I've written a function that is ment to check if a phrase is in a certain website, however, it is always telling me that it isn't in the website even when it is. I'm relativly new to webscraping so any help would be appreciated.
def check_availability(url,phrase):
global log
try:
# page = urllib.request.urlopen(url)
r = requests.get(url)
soup = BeautifulSoup(url, 'html.parser')
if phrase in soup.text:
return False
return True
except:
log = "Error parsing website "
this always returned true for some reason please help.

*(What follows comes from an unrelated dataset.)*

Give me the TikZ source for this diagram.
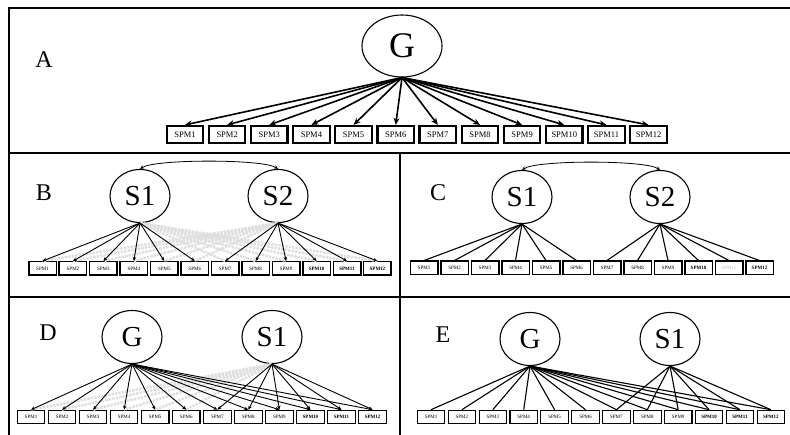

CodePudding user response:
Modified function:
import requests
from bs4 import BeautifulSoup
def url_contains(url, phrase):
soup = BeautifulSoup(requests.get(url).content, 'html.parser')
return phrase in soup.get_text()
Example:
url = 'https://en.wikipedia.org/wiki/Carl_Friedrich_Gauss'
>>> url_contains(url, 'Princeps mathematicorum')
True
>>> url_contains(url, 'foo bar')
False
Slightly optimized:
import requests
from bs4 import BeautifulSoup
from functools import lru_cache
@lru_cache(maxsize=4)
def get_soup(url):
return BeautifulSoup(requests.get(url).content, 'html.parser')
def url_contains(url, phrase):
return phrase in get_soup(url).get_text()
This caches the soup
obtained from a url, so you can repeatedly query many phrases for a given url. For the above: the first query takes ~1/3s; subsequent queries against that URL take ~4ms.